Before the modern era of corporate farming and super supermarket shopping, most south Louisianans grew a lot of what they consumed. What our families could not produce was either bought from overflowing produce trucks that crawled the neighborhood streets or from the small family owned grocery where, my wife for example, would ride a mechanical horse for five cents outside while inside her mother bought slices of luncheon meat and bologna.
Fruit trees and vegetables, chickens coops and fertile eggs were commonly cultivated on generous lots of land. My grandparents had a few yard turkeys as well which we children, of course, named. Occasionally one would go missing and the fate of said ‘pet’, like Rubberneck or Crooked Toe, remained a mystery for quite some time. We never questioned the origin of the beautifully roasted centerpiece at the holiday table. That our turkeys were aloof should come as no surprise.
A bonus of rural life in Louisiana’s Mississippi delta was the abundance of trees and shrubs on public land that bore fruit. Native pecans and wild blackberries were instant lottery winners. Harvesting was simply a matter of foraging. A well aimed stick was thrown at a cluster of pecans in a tree and it rained nuts. We would eat some, bag some for sale and bring the rest home. During the holiday season when pecans were in great demand I would often scour the woods after school scouting unclaimed crops.
My grandparents were royalty in our kitchen kingdom. My grandmother used pecans in pies, cakes, breads and cookies. My grandfather had a second job as a candy maker and used the nuts in brittle, pralines and fudge. They held the keys to a child’s sweet tooth. If they needed pecans, I delivered. I wasn’t the first-born male in my family but I could be the Cajun ‘Dauphin’ if I brought home a sack of native pecans.
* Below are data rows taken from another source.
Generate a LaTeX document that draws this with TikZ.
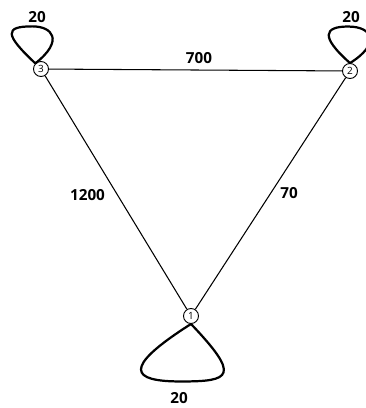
\documentclass[tikz,border=0pt]{standalone}
\usepackage{fontspec}
\setmainfont{Open Sans}
\begin{document}
\begin{tikzpicture}[x=0.03cm,y=-0.03cm,
    vertex/.style={draw,circle,line width=0.8pt,inner sep=0pt,minimum size=0.45cm,
      font=\fontsize{8.5}{8.5}\selectfont},
    weight/.style={font=\bfseries\fontsize{13}{13}\selectfont},
    selfloop/.style={line width=1.9pt,line join=round}]
    \useasboundingbox (0,0) rectangle (366,408);

    % Vertices
    \node[vertex] (v1) at (191,316) {1};
    \node[vertex] (v2) at (350,71) {2};
    \node[vertex] (v3) at (41,69) {3};

    % Edges
    \draw[line width=0.9pt] (v3) -- (v2);
    \draw[line width=0.9pt] (v3) -- (v1);
    \draw[line width=0.9pt] (v2) -- (v1);

    % Self-loops (teardrops from the rim of the vertex)
    \draw[selfloop] (v3.north west) .. controls +(-31,-29) and +(-28,0) .. ++(-3,-37)
                    .. controls +(20,0) and +(29,-23) .. (v3.north west);
    \draw[selfloop] (v2.north) .. controls +(-30,-26.5) and +(-24,0) .. ++(-2,-36.5)
                    .. controls +(26,0) and +(30,-18.5) .. (v2.north);
    \draw[selfloop] (v1.south) .. controls +(-70,44.5) and +(-50,0) .. ++(-10,57.5)
                    .. controls +(50,0) and +(50,52.5) .. (v1.south);

    % Weights
    \node[weight] (w32) at (199,58) {700};
    \node[weight] (w31) at (87.5,195) {1200};
    \node[weight] (w21) at (289,193) {70};
    \node[weight] (w33) at (37,17.5) {20};
    \node[weight] (w22) at (351,17.5) {20};
    \node[weight] (w11) at (179,398) {20};
\end{tikzpicture}
\end{document}
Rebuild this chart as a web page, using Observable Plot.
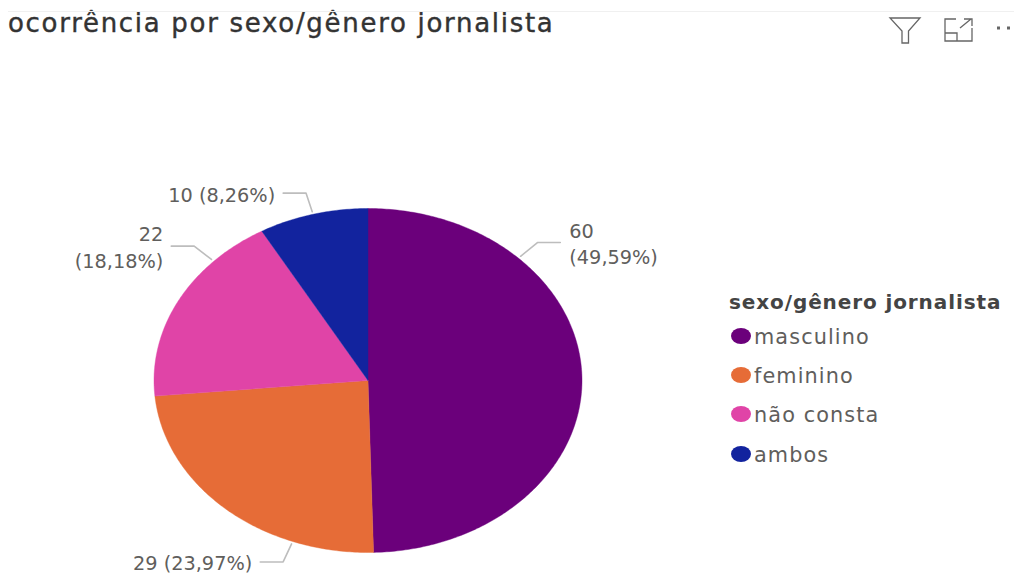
<!DOCTYPE html>
<html lang="pt">
<head>
<meta charset="utf-8">
<script src="https://cdn.jsdelivr.net/npm/d3@7"></script>
<script src="https://cdn.jsdelivr.net/npm/@observablehq/plot@0.6"></script>
<style>
  html, body { margin: 0; padding: 0; background: #fff; width: 1014px; height: 576px; overflow: hidden; }
  body { position: relative; font-family: "DejaVu Sans", sans-serif; }
  #rule { position: absolute; left: 8px; right: 0; top: 11px; border-top: 1px solid #f0f0f0; }
  #head { height: 40px; box-sizing: border-box; padding: 6px 0 0 8px; font-size: 26px; line-height: 34px; color: #333; letter-spacing: 1.7px; white-space: nowrap; -webkit-text-stroke: 0.4px #333; }
  #chart svg { display: block; }
  #icons { position: absolute; left: 885px; top: 12px; }
  #legend { position: absolute; left: 729px; top: 288px; color: #605e5c; font-size: 20.8px; letter-spacing: 1.1px; }
  #legend .t { font-weight: 700; color: #444; line-height: 28px; font-size: 20px; letter-spacing: .9px; white-space: nowrap; }
  #legend .i { display: flex; align-items: center; height: 39.4px; white-space: nowrap; position: relative; top: 1px; }
  #legend .s { display: inline-block; width: 20px; height: 16px; border-radius: 50%; margin: 0 3px 2px 2px; }
</style>
</head>
<body>
<div id="rule"></div>
<div id="head">ocorrência por sexo/gênero jornalista</div>
<div id="chart"></div>
<svg id="icons" width="129" height="32" fill="none" stroke="#666" stroke-width="1.3">
  <path d="M5 6H35L23.5 19V31H17V19Z"/>
  <path d="M71 7H60V29H87V16M60 21H72V29M75 16L86 7M79 7H87V14"/>
  <path d="M112 16h3M122 16h3" stroke-width="3"/>
</svg>
<div id="legend"></div>
<script>
const categories = ["masculino", "feminino", "não consta", "ambos"];
const counts = [60, 29, 22, 10];
const valueLabels = ["60\n(49,59%)", "29 (23,97%)", "22\n(18,18%)", "10 (8,26%)"];
const colors = ["#6b007b", "#e66c37", "#e044a7", "#12239e"];
const legendTitle = "sexo/gênero jornalista";

// where, along each slice, Power BI hung its leader line
const leaderFraction = [0.25, 0.256, 0.75, 0.5];

const pie = d3.pie().sort(null)(counts);
const polar = (a, r) => [r * Math.sin(a), r * Math.cos(a)];

const slicePoints = pie.flatMap((p, i) => {
  const n = Math.ceil((p.endAngle - p.startAngle) * 80);
  const arc = d3.range(n + 1).map(k => polar(p.startAngle + (p.endAngle - p.startAngle) * k / n, 1));
  return [[0, 0], ...arc, [0, 0]].map(([x, y]) => ({x, y, name: categories[i]}));
});

const leaders = pie.map((p, i) => {
  const a = p.startAngle + (p.endAngle - p.startAngle) * leaderFraction[i];
  const [x0, y0] = polar(a, 1.015);
  const [x1, y1] = polar(a, 1.127);
  const side = x1 >= 0 ? 1 : -1;
  return {name: categories[i], label: valueLabels[i], side, path: [[x0, y0], [x1, y1], [x1 + side * 0.107, y1]]};
});
const leaderPoints = leaders.flatMap(l => l.path.map(([x, y]) => ({x, y, name: l.name})));
const labelAnchor = side => leaders.filter(l => l.side === side).map(l => ({x: l.path[2][0], y: l.path[2][1], label: l.label}));

const labelStyle = {x: "x", y: "y", text: "label", fontSize: 19.3, lineHeight: 1.36, fill: "#605e5c", fontFamily: "DejaVu Sans"};

const plot = Plot.plot({
  width: 1014,
  height: 536,
  margin: 0,
  style: {background: "transparent", overflow: "visible"},
  x: {domain: [-1, 1], range: [153.5, 581.5], axis: null},
  y: {domain: [-1, 1], range: [512, 168], axis: null},
  color: {domain: categories, range: colors},
  marks: [
    Plot.line(slicePoints, {x: "x", y: "y", z: "name", fill: "name", stroke: "name", strokeWidth: 0.4, curve: "linear"}),
    Plot.line(leaderPoints, {x: "x", y: "y", z: "name", stroke: "#bdbdbd", strokeWidth: 1.6, curve: "linear"}),
    Plot.text(labelAnchor(1), {...labelStyle, textAnchor: "start", dx: 9, dy: 0}),
    Plot.text(labelAnchor(-1), {...labelStyle, textAnchor: "end", dx: -8, dy: 0})
  ]
});
document.getElementById("chart").append(plot);

const legend = document.getElementById("legend");
const t = document.createElement("div");
t.className = "t";
t.textContent = legendTitle;
legend.append(t);
categories.forEach((c, i) => {
  const row = document.createElement("div");
  row.className = "i";
  const s = document.createElement("span");
  s.className = "s";
  s.style.background = colors[i];
  row.append(s, document.createTextNode(c));
  legend.append(row);
});
</script>
</body>
</html>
Long ago my dentist filled my sweet tooth but I haven’t lost my love of pecans. Lately I’ve become more creative using them as a savory component. At Christmastime I roast the nuts with clarified butter and sea salt and give them as presents. I also use them as hors d’oeuvres or in salads. They are an excellent substitute for pine nuts in a local take on pesto. But desserts are still king and I love it in the following Pecan and Sweet Potato Bread Pudding Recipe with the pecan’s close friend, the sweet potato. In hindsight I think I was the pioneer in the tree to table movement. Merry Christmas!
Pecan and Sweet Potato Bread Pudding
½ cup light brown sugar
3 tablespoons cane syrup
1 tablespoon molasses
2 cup heavy cream
2 cup milk
3 tablespoons melted, unsalted butter
2 teaspoons vanilla
1 teaspoon cinnamon
¼ teaspoon nutmeg
½ teaspoon sea salt
2 cups cooked mashed sweet potatoes
1 cup pecans pieces (roasted or raw)
8 cups one or two-day old French bread or brioche cut into cubes
1. Pierce two sweet potatoes with a fork and bake at 400 for 40 mins until soft.
Then peel and mash.
3. Combine eggs, sugar, syrup, molasses, cream and milk and whisk thoroughly.
Stir in the sweet potatoes, vanilla and spice. Add the pecans, bread and butter
then mix gently and thoroughly.
4. Pour into greased baking dish and let rest for 30 minutes at room temperature
to allow mixture to soak into bread.
5. Bake for one hour at 350 degrees or until just firm and set. Serve warm or cool.